Short task
Could the lines from the start of the data through the line with "mfc='white', mec='black', label='Control', zorder=5)" be set down exactly, with no pictures among them?
:: Provided material ::
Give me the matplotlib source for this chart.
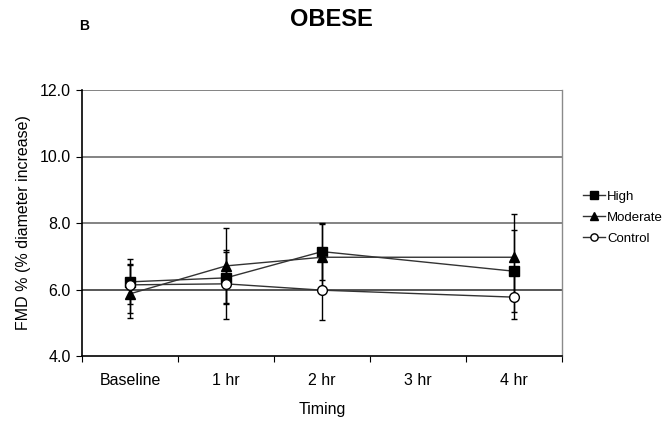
import numpy as np
import matplotlib
matplotlib.use('Agg')
import matplotlib.pyplot as plt

plt.rcParams['font.family'] = ['Liberation Sans', 'DejaVu Sans']

# Data
timing = ['Baseline', '1 hr', '2 hr', '3 hr', '4 hr']
pos_high = [0, 1, 2, 4]  # no 3 hr measurement

high = [6.23, 6.35, 7.14, 6.55]
high_up = [0.68, 0.85, 0.86, 1.23]
high_down = [0.68, 0.78, 0.86, 1.23]

moderate = [5.87, 6.71, 6.97, 6.97]
moderate_up = [0.90, 1.13, 1.00, 1.29]
moderate_down = [0.57, 1.11, 1.00, 1.29]

control = [6.14, 6.17, 5.98, 5.77]
control_up = [0.60, 0.97, 0.90, 0.67]
control_down = [1.00, 1.07, 0.90, 0.67]

fig = plt.figure(figsize=(6.64, 4.24), dpi=100)
ax = fig.add_axes([82 / 664, 1 - 356 / 424, 480 / 664, 266 / 424])

x = np.array(pos_high) + 0.5

# gridlines
for g in [6, 8, 10, 12]:
    ax.axhline(g, color='#6e6e6e' if g > 6 else '#3a3a3a', lw=1.2, zorder=1)

ekw = dict(ecolor='black', elinewidth=1, capsize=2.3, capthick=1, zorder=3)
ax.errorbar(x, high, yerr=[high_down, high_up], fmt='none', **ekw)
ax.errorbar(x, moderate, yerr=[moderate_down, moderate_up], fmt='none', **ekw)
ax.errorbar(x, control, yerr=[control_down, control_up], fmt='none', **ekw)

ax.plot(x, high, '-', color='#333333', lw=1, marker='s', ms=7,
        mfc='black', mec='black', label='High', zorder=4)
ax.plot(x, moderate, '-', color='#333333', lw=1, marker='^', ms=7,
        mfc='black', mec='black', label='Moderate', zorder=4)
ax.plot(x, control, '-', color='#333333', lw=1, marker='o', ms=7,
        mfc='white', mec='black', label='Control', zorder=5)

ax.set_xlim(0, 5)
ax.set_ylim(4, 12)
ax.set_yticks([4, 6, 8, 10, 12])
ax.set_yticklabels(['%.1f' % v for v in [4, 6, 8, 10, 12]], fontsize=11.5)
ax.set_xticks(np.arange(0, 6))
ax.set_xticklabels([])
ax.set_xticks(np.arange(5) + 0.5, minor=True)
ax.set_xticklabels(timing, minor=True, fontsize=11.5)
ax.tick_params(axis='x', which='minor', length=0, pad=12)
ax.tick_params(axis='x', which='major', length=4, direction='out')
ax.tick_params(axis='y', length=4, direction='out', pad=4)

for s in ['left', 'bottom']:
    ax.spines[s].set_color('black')
    ax.spines[s].set_linewidth(1.2)
ax.spines['top'].set_visible(False)
ax.spines['right'].set_color('#8a8a8a')
ax.spines['right'].set_linewidth(1)

ax.set_ylabel('FMD % (% diameter increase)', fontsize=11.5, labelpad=6)
ax.set_xlabel('Timing', fontsize=11.5, labelpad=10)

ax.legend(loc='center left', bbox_to_anchor=(1.02, 0.52), frameon=False,
          fontsize=9.5, markerscale=0.75, handlelength=1.6, handletextpad=0.2,
          labelspacing=0.65)

fig.text(331 / 664, 1 - 19 / 424, 'OBESE', fontsize=17, fontweight='bold',
         ha='center', va='center')
fig.text(84 / 664, 1 - 26 / 424, 'B', fontsize=10, fontweight='bold',
         ha='center', va='center')

fig.savefig('out.png', dpi=100)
:::
Response to this task
Give me the matplotlib source for this chart.
import numpy as np
import matplotlib
matplotlib.use('Agg')
import matplotlib.pyplot as plt

plt.rcParams['font.family'] = ['Liberation Sans', 'DejaVu Sans']

# Data
timing = ['Baseline', '1 hr', '2 hr', '3 hr', '4 hr']
pos_high = [0, 1, 2, 4]  # no 3 hr measurement

high = [6.23, 6.35, 7.14, 6.55]
high_up = [0.68, 0.85, 0.86, 1.23]
high_down = [0.68, 0.78, 0.86, 1.23]

moderate = [5.87, 6.71, 6.97, 6.97]
moderate_up = [0.90, 1.13, 1.00, 1.29]
moderate_down = [0.57, 1.11, 1.00, 1.29]

control = [6.14, 6.17, 5.98, 5.77]
control_up = [0.60, 0.97, 0.90, 0.67]
control_down = [1.00, 1.07, 0.90, 0.67]

fig = plt.figure(figsize=(6.64, 4.24), dpi=100)
ax = fig.add_axes([82 / 664, 1 - 356 / 424, 480 / 664, 266 / 424])

x = np.array(pos_high) + 0.5

# gridlines
for g in [6, 8, 10, 12]:
    ax.axhline(g, color='#6e6e6e' if g > 6 else '#3a3a3a', lw=1.2, zorder=1)

ekw = dict(ecolor='black', elinewidth=1, capsize=2.3, capthick=1, zorder=3)
ax.errorbar(x, high, yerr=[high_down, high_up], fmt='none', **ekw)
ax.errorbar(x, moderate, yerr=[moderate_down, moderate_up], fmt='none', **ekw)
ax.errorbar(x, control, yerr=[control_down, control_up], fmt='none', **ekw)

ax.plot(x, high, '-', color='#333333', lw=1, marker='s', ms=7,
        mfc='black', mec='black', label='High', zorder=4)
ax.plot(x, moderate, '-', color='#333333', lw=1, marker='^', ms=7,
        mfc='black', mec='black', label='Moderate', zorder=4)
ax.plot(x, control, '-', color='#333333', lw=1, marker='o', ms=7,
        mfc='white', mec='black', label='Control', zorder=5)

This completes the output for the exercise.